# Exercise goal
Reproduce the lines of the material exactly, excluding every image.

# Supplied data

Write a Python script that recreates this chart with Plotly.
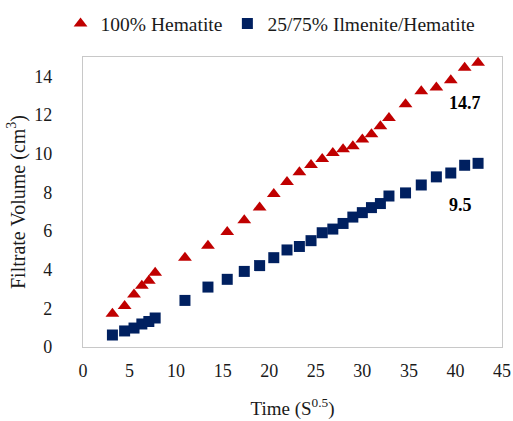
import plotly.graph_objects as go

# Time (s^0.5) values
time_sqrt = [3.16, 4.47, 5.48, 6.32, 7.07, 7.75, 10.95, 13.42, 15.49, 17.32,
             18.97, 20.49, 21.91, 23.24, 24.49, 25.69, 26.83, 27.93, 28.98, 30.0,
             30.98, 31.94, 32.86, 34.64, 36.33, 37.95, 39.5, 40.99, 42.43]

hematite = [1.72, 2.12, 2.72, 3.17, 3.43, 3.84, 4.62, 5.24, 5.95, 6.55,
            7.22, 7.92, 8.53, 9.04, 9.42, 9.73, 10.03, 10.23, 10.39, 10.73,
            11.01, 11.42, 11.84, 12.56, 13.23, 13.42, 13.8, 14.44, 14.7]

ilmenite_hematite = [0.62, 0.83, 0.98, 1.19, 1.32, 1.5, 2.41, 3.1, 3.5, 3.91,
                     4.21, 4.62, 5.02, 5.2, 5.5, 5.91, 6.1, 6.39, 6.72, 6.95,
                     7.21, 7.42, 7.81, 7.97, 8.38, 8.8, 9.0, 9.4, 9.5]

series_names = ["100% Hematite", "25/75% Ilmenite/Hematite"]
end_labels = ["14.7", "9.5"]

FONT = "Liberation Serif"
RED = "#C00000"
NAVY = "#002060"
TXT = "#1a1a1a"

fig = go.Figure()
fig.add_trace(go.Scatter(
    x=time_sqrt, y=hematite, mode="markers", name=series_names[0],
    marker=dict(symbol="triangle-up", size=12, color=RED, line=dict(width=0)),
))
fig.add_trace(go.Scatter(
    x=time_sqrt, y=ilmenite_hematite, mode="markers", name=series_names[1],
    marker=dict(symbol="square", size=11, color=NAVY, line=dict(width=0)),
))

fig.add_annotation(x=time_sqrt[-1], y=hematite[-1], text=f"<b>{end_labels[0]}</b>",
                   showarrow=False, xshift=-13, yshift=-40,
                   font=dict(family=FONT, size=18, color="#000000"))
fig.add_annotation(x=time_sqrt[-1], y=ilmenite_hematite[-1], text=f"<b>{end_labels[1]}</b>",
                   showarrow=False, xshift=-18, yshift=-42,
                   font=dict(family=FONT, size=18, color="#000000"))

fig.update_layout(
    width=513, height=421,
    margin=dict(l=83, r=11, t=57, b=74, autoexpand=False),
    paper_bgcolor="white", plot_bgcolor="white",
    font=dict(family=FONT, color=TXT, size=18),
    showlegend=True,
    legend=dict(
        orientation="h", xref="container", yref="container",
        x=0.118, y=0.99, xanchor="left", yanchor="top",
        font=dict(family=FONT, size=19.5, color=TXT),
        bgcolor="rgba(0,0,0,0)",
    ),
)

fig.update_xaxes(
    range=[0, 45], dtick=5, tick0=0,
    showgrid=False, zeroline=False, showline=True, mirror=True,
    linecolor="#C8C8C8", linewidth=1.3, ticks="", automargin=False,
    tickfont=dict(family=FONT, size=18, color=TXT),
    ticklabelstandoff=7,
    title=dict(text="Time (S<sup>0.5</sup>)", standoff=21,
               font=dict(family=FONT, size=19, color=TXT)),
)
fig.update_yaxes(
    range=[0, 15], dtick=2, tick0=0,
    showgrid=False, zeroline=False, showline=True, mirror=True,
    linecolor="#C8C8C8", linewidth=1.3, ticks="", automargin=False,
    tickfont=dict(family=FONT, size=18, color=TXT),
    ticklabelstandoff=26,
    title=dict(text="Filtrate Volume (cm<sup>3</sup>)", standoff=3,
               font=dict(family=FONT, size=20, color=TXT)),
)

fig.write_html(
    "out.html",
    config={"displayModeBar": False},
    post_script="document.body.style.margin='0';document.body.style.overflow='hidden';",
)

# Answer to this problem
Write a Python script that recreates this chart with Plotly.
import plotly.graph_objects as go

# Time (s^0.5) values
time_sqrt = [3.16, 4.47, 5.48, 6.32, 7.07, 7.75, 10.95, 13.42, 15.49, 17.32,
             18.97, 20.49, 21.91, 23.24, 24.49, 25.69, 26.83, 27.93, 28.98, 30.0,
             30.98, 31.94, 32.86, 34.64, 36.33, 37.95, 39.5, 40.99, 42.43]

hematite = [1.72, 2.12, 2.72, 3.17, 3.43, 3.84, 4.62, 5.24, 5.95, 6.55,
            7.22, 7.92, 8.53, 9.04, 9.42, 9.73, 10.03, 10.23, 10.39, 10.73,
            11.01, 11.42, 11.84, 12.56, 13.23, 13.42, 13.8, 14.44, 14.7]

ilmenite_hematite = [0.62, 0.83, 0.98, 1.19, 1.32, 1.5, 2.41, 3.1, 3.5, 3.91,
                     4.21, 4.62, 5.02, 5.2, 5.5, 5.91, 6.1, 6.39, 6.72, 6.95,
                     7.21, 7.42, 7.81, 7.97, 8.38, 8.8, 9.0, 9.4, 9.5]

series_names = ["100% Hematite", "25/75% Ilmenite/Hematite"]
end_labels = ["14.7", "9.5"]

FONT = "Liberation Serif"
RED = "#C00000"
NAVY = "#002060"
TXT = "#1a1a1a"

fig = go.Figure()
fig.add_trace(go.Scatter(
    x=time_sqrt, y=hematite, mode="markers", name=series_names[0],
    marker=dict(symbol="triangle-up", size=12, color=RED, line=dict(width=0)),
))
fig.add_trace(go.Scatter(
    x=time_sqrt, y=ilmenite_hematite, mode="markers", name=series_names[1],
    marker=dict(symbol="square", size=11, color=NAVY, line=dict(width=0)),
))

fig.add_annotation(x=time_sqrt[-1], y=hematite[-1], text=f"<b>{end_labels[0]}</b>",
                   showarrow=False, xshift=-13, yshift=-40,
                   font=dict(family=FONT, size=18, color="#000000"))
fig.add_annotation(x=time_sqrt[-1], y=ilmenite_hematite[-1], text=f"<b>{end_labels[1]}</b>",
                   showarrow=False, xshift=-18, yshift=-42,
                   font=dict(family=FONT, size=18, color="#000000"))

fig.update_layout(
    width=513, height=421,
    margin=dict(l=83, r=11, t=57, b=74, autoexpand=False),
    paper_bgcolor="white", plot_bgcolor="white",
    font=dict(family=FONT, color=TXT, size=18),
    showlegend=True,
    legend=dict(
        orientation="h", xref="container", yref="container",
        x=0.118, y=0.99, xanchor="left", yanchor="top",
        font=dict(family=FONT, size=19.5, color=TXT),
        bgcolor="rgba(0,0,0,0)",
    ),
)

fig.update_xaxes(
    range=[0, 45], dtick=5, tick0=0,
    showgrid=False, zeroline=False, showline=True, mirror=True,
    linecolor="#C8C8C8", linewidth=1.3, ticks="", automargin=False,
    tickfont=dict(family=FONT, size=18, color=TXT),
    ticklabelstandoff=7,
    title=dict(text="Time (S<sup>0.5</sup>)", standoff=21,
               font=dict(family=FONT, size=19, color=TXT)),
)
fig.update_yaxes(
    range=[0, 15], dtick=2, tick0=0,
    showgrid=False, zeroline=False, showline=True, mirror=True,
    linecolor="#C8C8C8", linewidth=1.3, ticks="", automargin=False,
    tickfont=dict(family=FONT, size=18, color=TXT),
    ticklabelstandoff=26,
    title=dict(text="Filtrate Volume (cm<sup>3</sup>)", standoff=3,
               font=dict(family=FONT, size=20, color=TXT)),
)

fig.write_html(
    "out.html",
    config={"displayModeBar": False},
    post_script="document.body.style.margin='0';document.body.style.overflow='hidden';",
)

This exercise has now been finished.